Historical Background of the Bodhi Tree
Buddha Gotama attained Enlightenment seated under a Pipal tree (Ficus religiosa) at Bodh Gaya. This tree is popularly known as the Bodhi Tree. The Bodhi Tree and the site are conserved as a holy Buddhist site, where the Maha Bodhi Temple now stands. Even during Buddha’s time, the Bodhi Tree at Bodh Gaya was reverenced by his devotees, and later King Asoka protected and built a shrine next to the tree, reverently referred to as the Sri Maha Bodhi Tree.
In 288 BC, during the 12th year of King Asoka’s reign, a branch of the Sri Maha Bodhi Tree from Bodh Gaya was brought by his daughter, Ven. Sanghamitta to Anurādhapura, Ceylon where it was planted by the Ceylonese King, Devanampiya Tissa.
Bodhi Tree at Mangala Vihara
In April 1947, when Ven. Mahaweera started the construction of the Sri Lankaramaya temple, he was presented with the sapling of the Bodhi Tree from Anurādhapura by the first Prime Minister of Ceylon, Mr. D.S. Senanayake. When Mangala Vihara was constructed, Ven. Mahaweera took a sapling from the tree at Sri Lankaramaya, and entrusted it to the Lian family to nurture in their house garden. The Bodhi Tree was eventually planted in Mangala Vihara in 1962. Mdm. Boey Pek Yoke, a devoted helper, worked tirelessly for the welfare of Mangala Vihara during its formative years, taking great care in nuturing the plant.

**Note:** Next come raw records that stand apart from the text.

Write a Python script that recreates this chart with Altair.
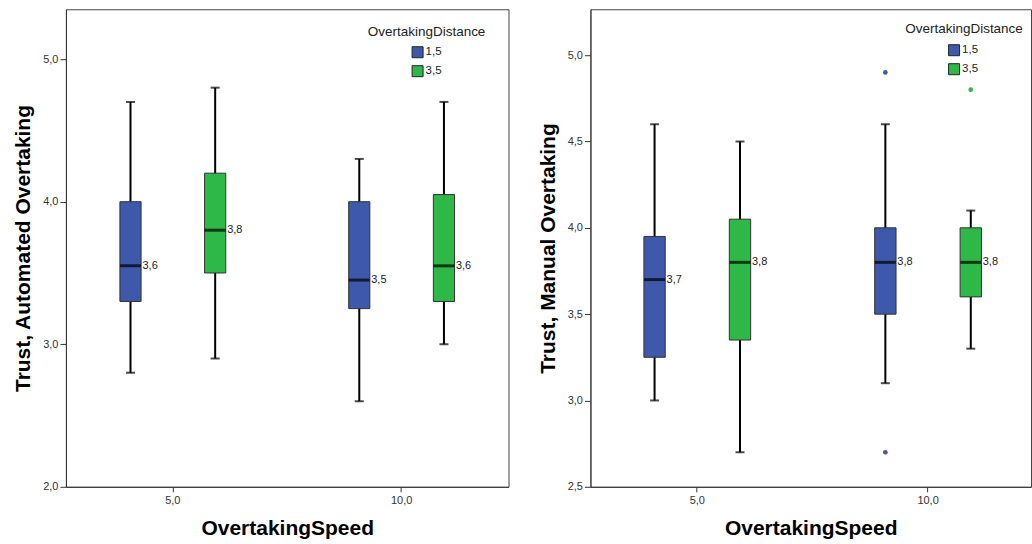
import altair as alt
import pandas as pd

# ---------------- data ----------------
speeds = ["5,0", "5,0", "10,0", "10,0"]
distances = ["1,5", "3,5", "1,5", "3,5"]

auto_low = [2.8, 2.9, 2.6, 3.0]
auto_q1 = [3.3, 3.5, 3.25, 3.3]
auto_med = [3.55, 3.8, 3.45, 3.55]
auto_q3 = [4.0, 4.2, 4.0, 4.05]
auto_high = [4.7, 4.8, 4.3, 4.7]
auto_label = ["3,6", "3,8", "3,5", "3,6"]

manual_low = [3.0, 2.7, 3.1, 3.3]
manual_q1 = [3.25, 3.35, 3.5, 3.6]
manual_med = [3.7, 3.8, 3.8, 3.8]
manual_q3 = [3.95, 4.05, 4.0, 4.0]
manual_high = [4.6, 4.5, 4.6, 4.1]
manual_label = ["3,7", "3,8", "3,8", "3,8"]

manual_out_speed = ["10,0", "10,0", "10,0"]
manual_out_dist = ["1,5", "1,5", "3,5"]
manual_out_value = [4.9, 2.7, 4.8]

speed_order = ["5,0", "10,0"]
dist_order = ["1,5", "3,5"]
colors = ["#3E58AC", "#2EB848"]

FONT = "Liberation Sans"


def make_panel(low, q1, med, q3, high, labels, out_s, out_d, out_v,
               ytitle, ydomain, yticks, width, height, xscale,
               legend_x, legend_y, ltitle_x, ltitle_y):
    df = pd.DataFrame({"speed": speeds, "dist": distances, "low": low, "q1": q1,
                       "med": med, "q3": q3, "high": high, "label": labels})
    x = alt.X("speed:N", sort=speed_order, scale=xscale,
              axis=alt.Axis(title="OvertakingSpeed", labelAngle=0, ticks=True,
                            tickSize=5, labelPadding=3, titlePadding=12))
    xo = alt.XOffset("dist:N", sort=dist_order,
                     scale=alt.Scale(paddingInner=0.75, paddingOuter=0.58))
    yscale = alt.Scale(domain=ydomain, nice=False, zero=False)
    yaxis = alt.Axis(title=ytitle, values=yticks, grid=False, tickSize=6,
                     labelPadding=2, titlePadding=9,
                     labelExpr="replace(format(datum.value, '.1f'), '.', ',')")
    cscale = alt.Scale(domain=dist_order, range=colors)

    base = alt.Chart(df)
    whisk = base.mark_rule(color="black", strokeWidth=2).encode(
        x=x, xOffset=xo, y=alt.Y("low:Q", scale=yscale, axis=yaxis), y2="high:Q")
    box = base.mark_bar(stroke="#333333", strokeWidth=1).encode(
        x=x, xOffset=xo, y=alt.Y("q1:Q", scale=yscale, axis=yaxis), y2="q3:Q",
        color=alt.Color("dist:N", scale=cscale, sort=dist_order,
                        legend=alt.Legend(title=None, orient="none",
                                          legendX=legend_x, legendY=legend_y,
                                          symbolType="square", symbolSize=121,
                                          symbolStrokeColor="#222222",
                                          symbolStrokeWidth=1,
                                          labelFont=FONT, labelFontSize=11.5,
                                          labelColor="#222222", labelOffset=2,
                                          rowPadding=3)))
    cap_lo = base.mark_tick(color="black", thickness=2, size=9).encode(
        x=x, xOffset=xo, y=alt.Y("low:Q", scale=yscale, axis=yaxis))
    cap_hi = base.mark_tick(color="black", thickness=2, size=9).encode(
        x=x, xOffset=xo, y=alt.Y("high:Q", scale=yscale, axis=yaxis))
    median = base.mark_tick(color="black", thickness=3, size=21).encode(
        x=x, xOffset=xo, y=alt.Y("med:Q", scale=yscale, axis=yaxis))
    text = base.mark_text(align="left", baseline="middle", dx=12, font=FONT,
                          fontSize=11, color="#222222").encode(
        x=x, xOffset=xo, y=alt.Y("med:Q", scale=yscale, axis=yaxis), text="label:N")
    layers = [whisk, box, cap_lo, cap_hi, median, text]
    if out_v:
        odf = pd.DataFrame({"speed": out_s, "dist": out_d, "v": out_v})
        outl = alt.Chart(odf).mark_circle(size=22, opacity=1).encode(
            x=x, xOffset=xo, y=alt.Y("v:Q", scale=yscale, axis=yaxis),
            color=alt.Color("dist:N", scale=cscale, sort=dist_order, legend=None))
        layers.append(outl)
    tdf = pd.DataFrame({"t": ["OvertakingDistance"]})
    ltitle = alt.Chart(tdf).mark_text(font=FONT, fontSize=13.5, color="#222222",
                                      align="center", baseline="middle").encode(
        x=alt.value(ltitle_x), y=alt.value(ltitle_y), text="t:N")
    layers.append(ltitle)
    return alt.layer(*layers).properties(width=width, height=height)


left = make_panel(auto_low, auto_q1, auto_med, auto_q3, auto_high, auto_label,
                  [], [], [],
                  "Trust, Automated Overtaking", [2.0, 5.35], [2.0, 3.0, 4.0, 5.0],
                  443, 478,
                  alt.Scale(paddingInner=0.108, paddingOuter=0.02125, align=0.5),
                  346, 37, 361, 23)
right = make_panel(manual_low, manual_q1, manual_med, manual_q3, manual_high,
                   manual_label, manual_out_speed, manual_out_dist, manual_out_value,
                   "Trust, Manual Overtaking", [2.5, 5.266],
                   [2.5, 3.0, 3.5, 4.0, 4.5, 5.0],
                   441, 478,
                   alt.Scale(paddingInner=0.108, paddingOuter=0.0085, align=1),
                   358, 35, 374, 20)

chart = alt.hconcat(left, right, spacing=27).resolve_scale(
    color="independent", y="independent", x="independent", xOffset="independent"
).resolve_legend(color="independent").properties(
    padding={"left": 12, "top": 8, "right": 0, "bottom": 0},
    background="white"
).configure_view(stroke="#444444", strokeWidth=1).configure_axis(
    domainColor="#333333", tickColor="#333333", labelColor="#333333",
    labelFont=FONT, labelFontSize=11, titleFont=FONT, titleFontSize=21,
    titleFontWeight="bold", titleColor="black", domainWidth=1
)

chart.save("out.html", embed_options={"renderer": "svg", "actions": False})
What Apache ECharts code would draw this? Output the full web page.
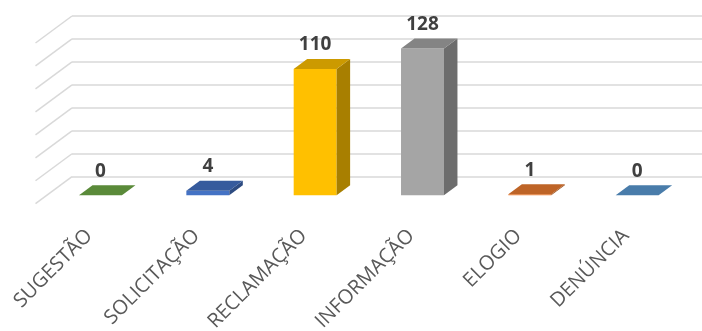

Propagating the Bodhi Tree
Saplings from the Mangala Vihara Bodhi Tree were planted at Nanyang Technological University Buddhist Society in the mid-1980s in front of the Nanyang House within the Campus, Burmese Buddhist Temple and Samadhi Meditation Centre in Pontian, Johore.
The Bodhi Tree at Mangala Vihara is a lofty tree providing shade for pious devotees visiting the site to revere its greatness day and night. Members and devotees observe the Sanghamitta Day or Maha Bodhi Day there on December full moon day every year.
Naga Puspa Tree
A Naga Puspa (Dragon-flower) Tree stands besides the Bodhi Tree in Mangala Vihara. The Naga Puspa is widely believed to be the chosen species of tree under which the future Buddha, Metteyya (Pali) or Maitreya (sanskrit) will gain enlightenment.